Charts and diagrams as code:
———

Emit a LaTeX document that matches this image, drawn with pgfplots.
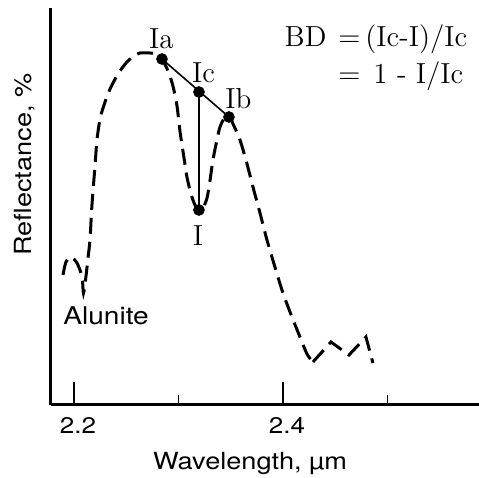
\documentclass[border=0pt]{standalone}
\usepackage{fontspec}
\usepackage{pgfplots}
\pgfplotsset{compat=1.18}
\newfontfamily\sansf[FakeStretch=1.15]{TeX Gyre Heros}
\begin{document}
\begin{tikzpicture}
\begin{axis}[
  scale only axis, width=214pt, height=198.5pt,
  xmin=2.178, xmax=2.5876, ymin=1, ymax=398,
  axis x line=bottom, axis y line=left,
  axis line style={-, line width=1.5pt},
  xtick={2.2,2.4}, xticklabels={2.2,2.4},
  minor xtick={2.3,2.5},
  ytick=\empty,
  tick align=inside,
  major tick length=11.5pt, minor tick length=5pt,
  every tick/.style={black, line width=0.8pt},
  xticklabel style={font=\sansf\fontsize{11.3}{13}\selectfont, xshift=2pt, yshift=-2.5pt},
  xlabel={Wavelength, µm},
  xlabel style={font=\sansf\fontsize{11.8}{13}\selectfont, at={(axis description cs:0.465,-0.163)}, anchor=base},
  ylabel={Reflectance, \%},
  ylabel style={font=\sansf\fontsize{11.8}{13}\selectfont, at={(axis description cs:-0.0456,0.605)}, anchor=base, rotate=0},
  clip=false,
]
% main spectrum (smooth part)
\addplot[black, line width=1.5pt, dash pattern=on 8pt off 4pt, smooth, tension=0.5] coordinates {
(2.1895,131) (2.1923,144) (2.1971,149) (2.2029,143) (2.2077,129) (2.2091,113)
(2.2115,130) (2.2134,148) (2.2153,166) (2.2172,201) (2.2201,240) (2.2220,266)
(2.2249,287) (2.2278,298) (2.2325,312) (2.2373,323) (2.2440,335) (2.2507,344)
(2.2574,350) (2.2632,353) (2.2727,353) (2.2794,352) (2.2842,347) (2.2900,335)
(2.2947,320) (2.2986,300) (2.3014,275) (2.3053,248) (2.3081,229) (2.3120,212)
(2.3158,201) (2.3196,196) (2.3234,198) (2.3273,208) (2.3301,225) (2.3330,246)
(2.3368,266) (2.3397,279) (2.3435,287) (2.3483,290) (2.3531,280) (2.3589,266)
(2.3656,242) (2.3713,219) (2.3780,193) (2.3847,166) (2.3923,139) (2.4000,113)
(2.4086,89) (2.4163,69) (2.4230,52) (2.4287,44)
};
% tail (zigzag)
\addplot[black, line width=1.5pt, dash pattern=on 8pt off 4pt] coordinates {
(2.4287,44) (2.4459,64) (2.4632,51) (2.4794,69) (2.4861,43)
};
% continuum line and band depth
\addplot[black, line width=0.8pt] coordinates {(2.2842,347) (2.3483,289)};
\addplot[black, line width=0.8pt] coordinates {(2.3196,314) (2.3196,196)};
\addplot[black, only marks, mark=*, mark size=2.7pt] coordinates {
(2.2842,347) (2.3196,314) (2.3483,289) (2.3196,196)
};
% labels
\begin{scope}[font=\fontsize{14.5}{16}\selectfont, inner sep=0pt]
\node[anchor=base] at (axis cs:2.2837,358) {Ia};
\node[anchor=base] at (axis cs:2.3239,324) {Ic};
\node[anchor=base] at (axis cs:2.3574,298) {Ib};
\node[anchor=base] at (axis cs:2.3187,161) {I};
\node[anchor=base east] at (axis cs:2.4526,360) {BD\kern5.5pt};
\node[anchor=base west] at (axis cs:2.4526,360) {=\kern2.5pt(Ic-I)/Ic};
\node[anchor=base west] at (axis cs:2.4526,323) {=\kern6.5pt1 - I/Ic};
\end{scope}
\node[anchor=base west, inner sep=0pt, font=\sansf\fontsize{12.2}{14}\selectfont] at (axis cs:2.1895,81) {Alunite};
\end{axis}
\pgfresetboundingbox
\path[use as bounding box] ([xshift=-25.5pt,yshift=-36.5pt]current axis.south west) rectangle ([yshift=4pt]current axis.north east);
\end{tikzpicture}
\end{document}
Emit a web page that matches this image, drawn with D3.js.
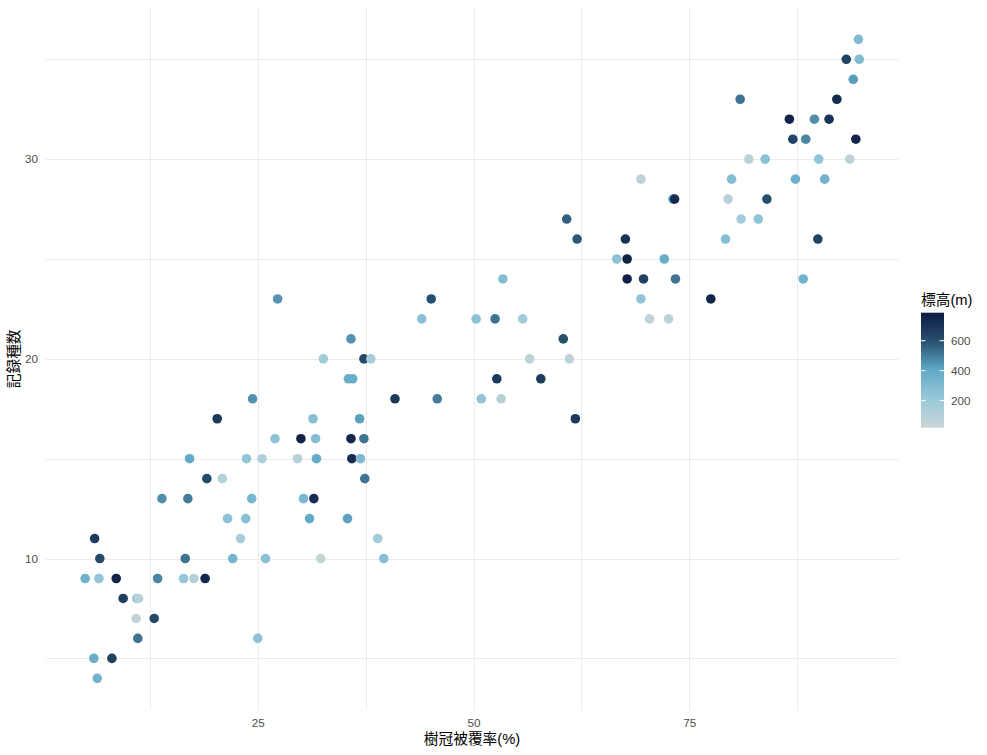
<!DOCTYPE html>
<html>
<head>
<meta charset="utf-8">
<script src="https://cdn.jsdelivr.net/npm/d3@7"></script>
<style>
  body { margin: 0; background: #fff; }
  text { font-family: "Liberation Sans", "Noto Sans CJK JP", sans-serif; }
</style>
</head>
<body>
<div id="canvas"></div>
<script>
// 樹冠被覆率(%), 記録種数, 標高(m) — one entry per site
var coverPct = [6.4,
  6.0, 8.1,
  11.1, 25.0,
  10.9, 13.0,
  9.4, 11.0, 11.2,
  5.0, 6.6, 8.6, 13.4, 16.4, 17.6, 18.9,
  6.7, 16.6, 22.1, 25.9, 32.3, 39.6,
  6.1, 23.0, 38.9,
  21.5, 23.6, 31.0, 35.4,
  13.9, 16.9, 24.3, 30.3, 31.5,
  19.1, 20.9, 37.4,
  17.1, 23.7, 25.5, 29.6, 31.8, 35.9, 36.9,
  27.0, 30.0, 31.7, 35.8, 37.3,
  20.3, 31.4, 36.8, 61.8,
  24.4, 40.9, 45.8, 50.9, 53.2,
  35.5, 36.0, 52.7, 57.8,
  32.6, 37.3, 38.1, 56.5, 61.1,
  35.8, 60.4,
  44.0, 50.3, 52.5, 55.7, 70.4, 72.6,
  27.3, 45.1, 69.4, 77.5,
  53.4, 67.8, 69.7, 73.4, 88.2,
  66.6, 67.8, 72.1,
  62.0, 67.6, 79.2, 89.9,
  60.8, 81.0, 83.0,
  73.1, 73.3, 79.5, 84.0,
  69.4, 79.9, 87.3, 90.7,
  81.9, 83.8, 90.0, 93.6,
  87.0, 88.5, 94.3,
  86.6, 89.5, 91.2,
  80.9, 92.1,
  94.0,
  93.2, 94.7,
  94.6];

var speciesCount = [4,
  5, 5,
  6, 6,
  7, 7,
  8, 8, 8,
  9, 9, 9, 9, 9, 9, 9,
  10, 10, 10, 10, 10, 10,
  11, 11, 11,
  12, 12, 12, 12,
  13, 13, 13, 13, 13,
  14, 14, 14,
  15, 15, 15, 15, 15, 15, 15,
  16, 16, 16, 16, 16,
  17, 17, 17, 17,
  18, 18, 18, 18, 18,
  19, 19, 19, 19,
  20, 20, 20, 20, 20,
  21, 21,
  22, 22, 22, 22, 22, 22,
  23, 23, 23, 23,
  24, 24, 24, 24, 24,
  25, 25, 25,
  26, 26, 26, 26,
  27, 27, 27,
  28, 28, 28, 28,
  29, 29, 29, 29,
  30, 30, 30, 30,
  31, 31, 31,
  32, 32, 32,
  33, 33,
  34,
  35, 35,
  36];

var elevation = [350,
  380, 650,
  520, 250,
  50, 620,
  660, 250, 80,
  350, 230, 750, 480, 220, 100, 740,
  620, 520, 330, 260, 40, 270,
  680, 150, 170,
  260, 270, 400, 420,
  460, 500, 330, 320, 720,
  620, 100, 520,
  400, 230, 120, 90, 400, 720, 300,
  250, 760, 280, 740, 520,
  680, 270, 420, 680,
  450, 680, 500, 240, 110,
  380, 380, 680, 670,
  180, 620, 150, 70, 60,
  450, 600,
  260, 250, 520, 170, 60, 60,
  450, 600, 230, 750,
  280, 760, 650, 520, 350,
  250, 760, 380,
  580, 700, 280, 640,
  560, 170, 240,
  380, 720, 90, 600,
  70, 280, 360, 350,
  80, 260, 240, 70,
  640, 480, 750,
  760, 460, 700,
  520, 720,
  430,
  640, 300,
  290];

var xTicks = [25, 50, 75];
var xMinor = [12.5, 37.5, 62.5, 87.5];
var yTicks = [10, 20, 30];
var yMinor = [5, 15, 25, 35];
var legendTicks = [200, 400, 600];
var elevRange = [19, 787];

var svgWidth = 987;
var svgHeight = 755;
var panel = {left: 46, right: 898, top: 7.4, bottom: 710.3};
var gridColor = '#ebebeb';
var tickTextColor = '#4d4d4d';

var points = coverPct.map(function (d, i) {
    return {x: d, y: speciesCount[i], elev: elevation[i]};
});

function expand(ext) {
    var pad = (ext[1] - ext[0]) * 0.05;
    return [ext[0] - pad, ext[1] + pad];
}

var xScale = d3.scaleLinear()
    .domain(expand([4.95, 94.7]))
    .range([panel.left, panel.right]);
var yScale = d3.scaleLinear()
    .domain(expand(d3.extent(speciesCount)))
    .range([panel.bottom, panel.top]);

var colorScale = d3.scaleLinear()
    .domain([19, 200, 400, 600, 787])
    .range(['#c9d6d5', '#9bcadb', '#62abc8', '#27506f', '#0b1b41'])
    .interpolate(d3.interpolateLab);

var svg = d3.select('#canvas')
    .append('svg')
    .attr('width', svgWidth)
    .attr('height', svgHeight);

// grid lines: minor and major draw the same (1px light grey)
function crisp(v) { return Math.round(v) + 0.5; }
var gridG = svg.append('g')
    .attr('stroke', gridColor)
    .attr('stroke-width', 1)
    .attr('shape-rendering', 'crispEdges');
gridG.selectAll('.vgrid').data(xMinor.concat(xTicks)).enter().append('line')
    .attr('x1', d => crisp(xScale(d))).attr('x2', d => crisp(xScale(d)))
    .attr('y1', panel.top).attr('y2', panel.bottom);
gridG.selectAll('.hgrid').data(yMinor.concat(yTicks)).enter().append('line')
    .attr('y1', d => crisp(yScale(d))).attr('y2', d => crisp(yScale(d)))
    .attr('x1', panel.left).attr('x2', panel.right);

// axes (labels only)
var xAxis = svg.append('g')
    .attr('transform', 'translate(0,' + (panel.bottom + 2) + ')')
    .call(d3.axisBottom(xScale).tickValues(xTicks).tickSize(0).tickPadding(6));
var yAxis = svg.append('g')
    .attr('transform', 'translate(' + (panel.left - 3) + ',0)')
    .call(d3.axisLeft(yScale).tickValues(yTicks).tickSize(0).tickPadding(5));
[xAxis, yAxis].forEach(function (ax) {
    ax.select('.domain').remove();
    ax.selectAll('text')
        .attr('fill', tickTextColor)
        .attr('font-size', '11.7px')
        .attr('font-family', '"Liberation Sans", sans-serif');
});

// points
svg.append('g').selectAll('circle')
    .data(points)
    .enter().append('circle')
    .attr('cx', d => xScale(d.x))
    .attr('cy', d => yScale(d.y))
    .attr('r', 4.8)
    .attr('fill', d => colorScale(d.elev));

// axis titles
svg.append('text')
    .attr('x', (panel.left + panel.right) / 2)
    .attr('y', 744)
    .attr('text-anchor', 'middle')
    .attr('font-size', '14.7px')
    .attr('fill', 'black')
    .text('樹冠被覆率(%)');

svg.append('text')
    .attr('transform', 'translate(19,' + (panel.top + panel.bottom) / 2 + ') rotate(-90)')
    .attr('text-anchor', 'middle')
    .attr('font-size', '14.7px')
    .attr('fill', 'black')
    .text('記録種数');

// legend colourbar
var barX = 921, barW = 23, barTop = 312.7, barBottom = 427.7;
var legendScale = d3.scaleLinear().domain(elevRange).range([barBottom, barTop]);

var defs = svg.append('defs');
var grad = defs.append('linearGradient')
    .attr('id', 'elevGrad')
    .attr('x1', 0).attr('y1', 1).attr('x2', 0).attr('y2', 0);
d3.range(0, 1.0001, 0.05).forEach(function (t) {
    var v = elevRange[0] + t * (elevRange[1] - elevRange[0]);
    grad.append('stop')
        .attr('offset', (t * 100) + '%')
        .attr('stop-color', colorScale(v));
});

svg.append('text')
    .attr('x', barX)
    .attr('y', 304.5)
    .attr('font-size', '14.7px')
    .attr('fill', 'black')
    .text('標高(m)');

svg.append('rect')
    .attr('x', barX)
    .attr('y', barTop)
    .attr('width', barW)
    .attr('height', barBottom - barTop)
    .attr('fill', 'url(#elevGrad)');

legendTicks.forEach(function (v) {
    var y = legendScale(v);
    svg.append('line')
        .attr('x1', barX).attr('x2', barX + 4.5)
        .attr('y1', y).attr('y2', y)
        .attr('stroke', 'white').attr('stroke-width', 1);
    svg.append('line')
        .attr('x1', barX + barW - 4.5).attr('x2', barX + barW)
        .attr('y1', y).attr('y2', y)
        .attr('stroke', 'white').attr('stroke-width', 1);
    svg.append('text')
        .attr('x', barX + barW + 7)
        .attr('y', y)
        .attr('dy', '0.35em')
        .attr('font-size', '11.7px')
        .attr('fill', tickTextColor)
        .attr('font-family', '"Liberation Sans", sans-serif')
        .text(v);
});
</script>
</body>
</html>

———

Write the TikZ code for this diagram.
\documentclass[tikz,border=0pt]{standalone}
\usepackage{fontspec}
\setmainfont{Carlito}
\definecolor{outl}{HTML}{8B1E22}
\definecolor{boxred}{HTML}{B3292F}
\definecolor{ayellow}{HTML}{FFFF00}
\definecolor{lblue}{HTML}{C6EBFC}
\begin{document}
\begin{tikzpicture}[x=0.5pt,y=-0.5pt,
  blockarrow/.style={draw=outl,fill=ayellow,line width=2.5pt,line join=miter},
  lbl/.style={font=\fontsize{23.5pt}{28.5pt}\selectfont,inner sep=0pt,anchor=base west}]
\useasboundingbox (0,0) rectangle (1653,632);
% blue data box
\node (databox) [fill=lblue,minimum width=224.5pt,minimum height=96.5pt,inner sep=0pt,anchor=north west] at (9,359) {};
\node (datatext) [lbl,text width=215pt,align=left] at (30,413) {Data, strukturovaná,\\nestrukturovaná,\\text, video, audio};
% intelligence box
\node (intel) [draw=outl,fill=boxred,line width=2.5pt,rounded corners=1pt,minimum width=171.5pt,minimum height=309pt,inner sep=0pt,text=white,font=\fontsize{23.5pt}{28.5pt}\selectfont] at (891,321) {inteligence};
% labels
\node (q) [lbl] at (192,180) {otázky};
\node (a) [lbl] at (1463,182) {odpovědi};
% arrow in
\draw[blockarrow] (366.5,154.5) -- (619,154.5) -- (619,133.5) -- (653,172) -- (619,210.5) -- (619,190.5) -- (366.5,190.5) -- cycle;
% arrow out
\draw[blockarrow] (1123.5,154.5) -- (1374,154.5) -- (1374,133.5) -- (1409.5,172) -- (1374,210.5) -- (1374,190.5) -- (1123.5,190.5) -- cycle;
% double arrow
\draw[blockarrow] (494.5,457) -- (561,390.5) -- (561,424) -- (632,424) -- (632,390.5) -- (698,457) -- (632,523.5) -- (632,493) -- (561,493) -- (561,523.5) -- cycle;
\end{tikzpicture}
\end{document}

———

From the material above, gather all lines that include the string "with" and copy them.

Emit a LaTeX document that matches this image, drawn with pgfplots.
Emit a web page that matches this image, drawn with D3.js.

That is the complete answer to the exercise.